The author told the CP in an email it was possible that "a calling and emailing onslaught may have affected the outcome" as "lots and lots of people were contacting Amazon to complain."
But questions remain about the retail giant's attempt to censor books questioning the rush to endorse transgenderism among children.
Earlier this year, CBN News reported that Amazon had censored Ryan Anderson's book When Harry Became Sally: Responding to the Transgender Movement.
In a statement to The Blaze at the time, Anderson defended his best-selling book that came out in 2018.
"It was praised by a who's who of experts: the former psychiatrist-in-chief at Johns Hopkins Hospital, a longtime psychology professor at New York University, a professor of medical ethics at Columbia Medical School, a professor of psychological and brain sciences at Boston University, a professor of neurobiology at the University of Utah, a distinguished professor at Oxford, and a professor of jurisprudence at Princeton University."
But that apparently wasn't enough for big media. Anderson went on to say he's used to the biased scrutiny he has faced from many in the mainstream media, noting both The New York Times and The Washington Post published what he called "hit pieces" on his book.
"People who have actually read my book discovered that it was a thoughtful and accessible presentation of the state of the scientific, medical, philosophical, and legal debates," Anderson said. "Yes, it advances an argument from a certain viewpoint.
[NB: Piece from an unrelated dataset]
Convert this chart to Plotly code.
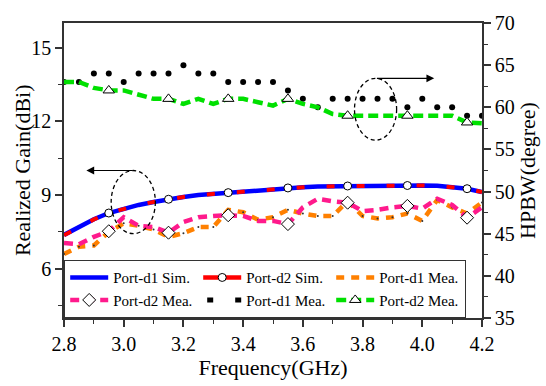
import numpy as np
import plotly.graph_objects as go

# ---------------- data ----------------
freq = [2.80, 2.85, 2.90, 2.95, 3.00, 3.05, 3.10, 3.15, 3.20, 3.25,
        3.30, 3.35, 3.40, 3.45, 3.50, 3.55, 3.60, 3.65, 3.70, 3.75,
        3.80, 3.85, 3.90, 3.95, 4.00, 4.05, 4.10, 4.15, 4.20]

gain_sim_d1 = [7.38, 7.72, 8.02, 8.27, 8.45, 8.60, 8.72, 8.83, 8.92, 9.00,
               9.05, 9.10, 9.15, 9.20, 9.25, 9.29, 9.32, 9.35, 9.36, 9.37,
               9.38, 9.38, 9.39, 9.39, 9.39, 9.38, 9.34, 9.26, 9.12]
gain_sim_d2 = [7.37, 7.71, 8.01, 8.27, 8.45, 8.60, 8.72, 8.83, 8.92, 9.00,
               9.05, 9.10, 9.15, 9.20, 9.25, 9.29, 9.32, 9.35, 9.36, 9.37,
               9.38, 9.38, 9.39, 9.39, 9.39, 9.38, 9.34, 9.26, 9.12]
gain_mea_d1 = [6.60, 6.90, 6.95, 7.50, 7.85, 7.75, 7.60, 7.30, 7.45, 7.70,
               7.70, 8.40, 8.30, 8.00, 8.10, 8.40, 8.25, 8.15, 8.15, 8.75,
               8.15, 8.05, 8.10, 8.25, 7.95, 8.80, 8.50, 8.25, 8.70]
gain_mea_d2 = [7.05, 7.00, 7.30, 7.53, 8.10, 7.75, 7.70, 7.47, 7.90, 8.10,
               8.15, 8.18, 8.15, 7.95, 7.95, 7.82, 8.50, 8.85, 8.75, 8.69,
               8.35, 8.40, 8.50, 8.56, 8.45, 8.85, 8.60, 8.08, 8.50]
hpbw_mea_d1 = [63, 63, 64, 64, 63, 64, 64, 64, 65, 64,
               64, 63, 63, 63, 63, 62, 61, 60, 61, 61,
               61, 61, 61, 60, 61, 60, 60, 59, 59]
hpbw_mea_d2 = [63.0, 63.0, 62.3, 62.0, 62.0, 61.5, 61.0, 61.0, 60.4, 61.0,
               60.4, 61.0, 61.0, 60.6, 60.2, 61.0, 60.4, 60.0, 59.2, 59.0,
               59.0, 59.0, 59.0, 59.0, 59.0, 59.0, 59.0, 58.2, 58.1]

x_ticks = [2.8, 3.0, 3.2, 3.4, 3.6, 3.8, 4.0, 4.2]

names = ["Port-d1 Sim.", "Port-d2 Sim.", "Port-d1 Mea.",
         "Port-d2 Mea.", "Port-d1 Mea.", "Port-d2 Mea."]

BLUE, RED, ORANGE, PINK, BLACK, GREEN = "#0000FF", "#FF0000", "#FF8000", "#FF1A8C", "#000000", "#00E000"
FONT = "'Liberation Serif', 'Times New Roman', Times, serif"

f = np.array(freq)
sel = slice(3, None, 4)   # marker points every 0.2 GHz starting 2.95

fig = go.Figure()

# Left-axis traces
fig.add_trace(go.Scatter(x=f, y=gain_sim_d1, mode="lines", showlegend=False,
                         line=dict(color=BLUE, width=4.5)))
fig.add_trace(go.Scatter(x=f, y=gain_sim_d2, mode="lines", showlegend=False,
                         line=dict(color=RED, width=4, dash="8px,22px")))
fig.add_trace(go.Scatter(x=f[sel], y=np.array(gain_sim_d2)[sel], mode="markers", showlegend=False,
                         marker=dict(symbol="circle", size=8, color="white",
                                     line=dict(color="black", width=1))))
fig.add_trace(go.Scatter(x=f, y=gain_mea_d1, mode="lines+markers", showlegend=False,
                         line=dict(color=ORANGE, width=4.5, dash="8px,7px"),
                         marker=dict(size=2, color="#333333")))
fig.add_trace(go.Scatter(x=f, y=gain_mea_d2, mode="lines", showlegend=False,
                         line=dict(color=PINK, width=4.5, dash="9px,6px")))
fig.add_trace(go.Scatter(x=f[sel], y=np.array(gain_mea_d2)[sel], mode="markers", showlegend=False,
                         marker=dict(symbol="diamond", size=10, color="white",
                                     line=dict(color="black", width=1))))

# Right-axis traces
fig.add_trace(go.Scatter(x=f, y=hpbw_mea_d1, mode="markers", yaxis="y2", showlegend=False,
                         marker=dict(symbol="circle", size=6, color=BLACK, line=dict(width=0))))
fig.add_trace(go.Scatter(x=f, y=hpbw_mea_d2, mode="lines", yaxis="y2", showlegend=False,
                         line=dict(color=GREEN, width=4.5, dash="10px,5px")))
fig.add_trace(go.Scatter(x=f[sel], y=np.array(hpbw_mea_d2)[sel], mode="markers", yaxis="y2",
                         showlegend=False,
                         marker=dict(symbol="triangle-up", size=10, color="white",
                                     line=dict(color="black", width=1))))

# Legend entries
leg_styles = [
    dict(mode="lines", line=dict(color=BLUE, width=4.5)),
    dict(mode="lines+markers", line=dict(color=RED, width=4.5),
         marker=dict(symbol="circle", size=8, color="white", line=dict(color="black", width=1))),
    dict(mode="lines", line=dict(color=ORANGE, width=4.5, dash="8px,7px")),
    dict(mode="lines+markers", line=dict(color=PINK, width=4.5, dash="9px,6px"),
         marker=dict(symbol="diamond", size=10, color="white", line=dict(color="black", width=1))),
    dict(mode="lines", line=dict(color=BLACK, width=5, dash="0px,4px,6px,18px")),
    dict(mode="lines+markers", line=dict(color=GREEN, width=4.5, dash="10px,5px"),
         marker=dict(symbol="triangle-up", size=10, color="white", line=dict(color="black", width=1))),
]
for nm, st in zip(names, leg_styles):
    fig.add_trace(go.Scatter(x=[None], y=[None], name=nm, showlegend=True, **st))

AX = dict(showline=True, linecolor="#333333", linewidth=1.5, showgrid=False, zeroline=False,
          ticks="outside", ticklen=7, tickwidth=1.5, tickcolor="#333333",
          tickfont=dict(family=FONT, size=20, color="black"))

fig.update_layout(
    width=546, height=386,
    margin=dict(l=64, r=56, t=15, b=63),
    paper_bgcolor="white", plot_bgcolor="white",
    font=dict(family=FONT, color="black"),
    xaxis=dict(range=[2.8, 4.2], tickvals=x_ticks, tickformat=".1f", mirror=True,
               minor=dict(ticks="outside", dtick=0.1, tick0=2.8, ticklen=4, tickwidth=1.2, tickcolor="#333333"),
               title=dict(text="Frequency(GHz)", font=dict(family=FONT, size=22), standoff=4),
               **AX),
    yaxis=dict(range=[4, 16], dtick=3, tick0=0,
               minor=dict(ticks="outside", dtick=1.5, tick0=0, ticklen=4, tickwidth=1.2, tickcolor="#333333"),
               **AX),
    yaxis2=dict(range=[35, 70], dtick=5, tick0=0, overlaying="y", side="right",
                minor=dict(ticks="outside", dtick=2.5, tick0=0, ticklen=4, tickwidth=1.2, tickcolor="#333333"),
                title=dict(text="HPBW(degree)", font=dict(family=FONT, size=22), standoff=4),
                **AX),
    legend=dict(orientation="h", x=0.0, y=0.0, xanchor="left", yanchor="bottom",
                bgcolor="white", bordercolor="#333333", borderwidth=1.2,
                font=dict(family=FONT, size=15, color="black"),
                itemwidth=38, entrywidth=80, tracegroupgap=0),
)

# left axis title
fig.add_annotation(text="Realized Gain(dBi)", xref="paper", yref="paper", x=-0.099, y=0.5,
                   xanchor="center", yanchor="middle", textangle=-90, showarrow=False,
                   font=dict(family=FONT, size=22, color="black"))

# dashed ellipses
fig.add_shape(type="circle", xref="x", yref="y", x0=2.958, x1=3.106, y0=7.43, y1=10.0,
              line=dict(color="black", width=1.3, dash="4px,3px"))
fig.add_shape(type="circle", xref="x", yref="y2", x0=3.773, x1=3.914, y0=56.1, y1=63.44,
              line=dict(color="black", width=1.3, dash="4px,3px"))
# arrows
fig.add_annotation(x=2.875, y=10.0, ax=3.035, ay=10.0, xref="x", yref="y", axref="x", ayref="y",
                   text="", showarrow=True, arrowhead=2, arrowsize=1.3, arrowwidth=1.2,
                   arrowcolor="black", standoff=0, startstandoff=0)
fig.add_annotation(x=4.04, y=63.44, ax=3.843, ay=63.44, xref="x", yref="y2", axref="x", ayref="y2",
                   text="", showarrow=True, arrowhead=2, arrowsize=1.3, arrowwidth=1.2,
                   arrowcolor="black", standoff=0, startstandoff=0)

fig.write_html("out.html")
No, it didn't get any facts wrong, and it didn't engage in any name-calling."
Back in March, Amazon responded to a letter from Senators Rubio, Lee, Hawley, and Braun that asked why Anderson's book had been censored, The Wall Street Journal reported.
"As to your specific question about When Harry Became Sally, we have chosen not to sell books that frame LGBTQ+ identity as a mental illness," Amazon said in the letter, which was signed by Brian Huseman, Amazon's vice president of public policy, referring to sexual identities that include lesbian, gay, bisexual and transgender, among others.
In a statement to The Journal in response to Amazon's letter, Anderson and Roger Kimball, the book's publisher said, "Everyone agrees that gender dysphoria is a serious condition that causes great suffering. There is a debate, however, which Amazon is seeking to shut down, about how best to treat patients who experience gender dysphoria," they continued, calling their book "an important contribution" to that conversation.
"Amazon is using its massive power to distort the marketplace of ideas and is deceiving its own customers in the process," Anderson and Kimble said. Kimble wrote in the Wall Street Journal on Wednesday that Anderson's book has now been banned by Bookshop.com, a smaller outfit that supposedly wanted to be an alternative to Amazon. But it appears to be wanting to compete with it in censorship instead.
Now with another book banned by Amazon, alternatives are all the more important to the debate. If you want to order Desist, Detrans, & Detox: Getting Your Child Out of the Gender Cult, it can still be found on Lulu, Smashbooks, and Barnes & Noble.